Li-CO₂ batteries promise ultrahigh theoretical energy densities but face efficiency limitations owing to the sluggish decomposition of stable Li₂CO₃. Redirecting the redox pathway toward Li₂C₂O₄ overcomes this challenge, but its metastability leads to facile conversion to Li₂CO₃ during discharge. Herein, subsurface electronic confinement is engineered in Mo-based catalysts, leveraging electron-deficient boron (B) as electron traps in the subsurface atomic layers to tailor their interfacial electronic landscapes.
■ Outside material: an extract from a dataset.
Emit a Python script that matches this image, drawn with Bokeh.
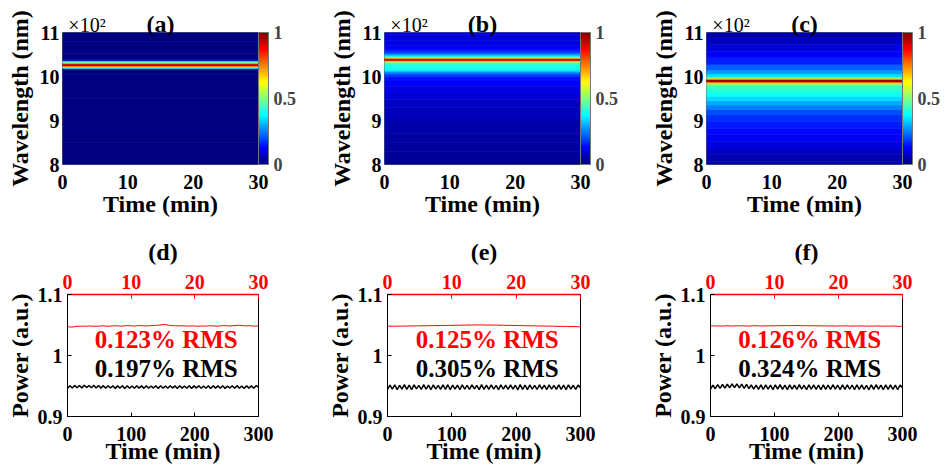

This design elevates the Mo d-band and intensifies the hybridization between the Mo d-orbitals and O p-orbitals of oxalate. Strengthening the Mo-O interaction stabilizes Li₂C₂O₄ against decomposition. The highly reversible and stable redox chemistry enabled by MoB results in an exceptional cycling stability and energy efficiency across a wide temperature range, with an expanded practical viability. At 70 µA cm^-2, the MoB-based battery is cycled for >1400 h with a high energy efficiency of >85%. The energy efficiency even remains at >90% for ≈150 h at a high temperature (90 °C). This study pioneers a material design framework for use in stabilizing metastable products within Li-CO₂ batteries, advancing their applicabilities in extreme environments, such as deep-earth exploration, by revealing the role of subsurface charge redistribution in steering reaction pathways.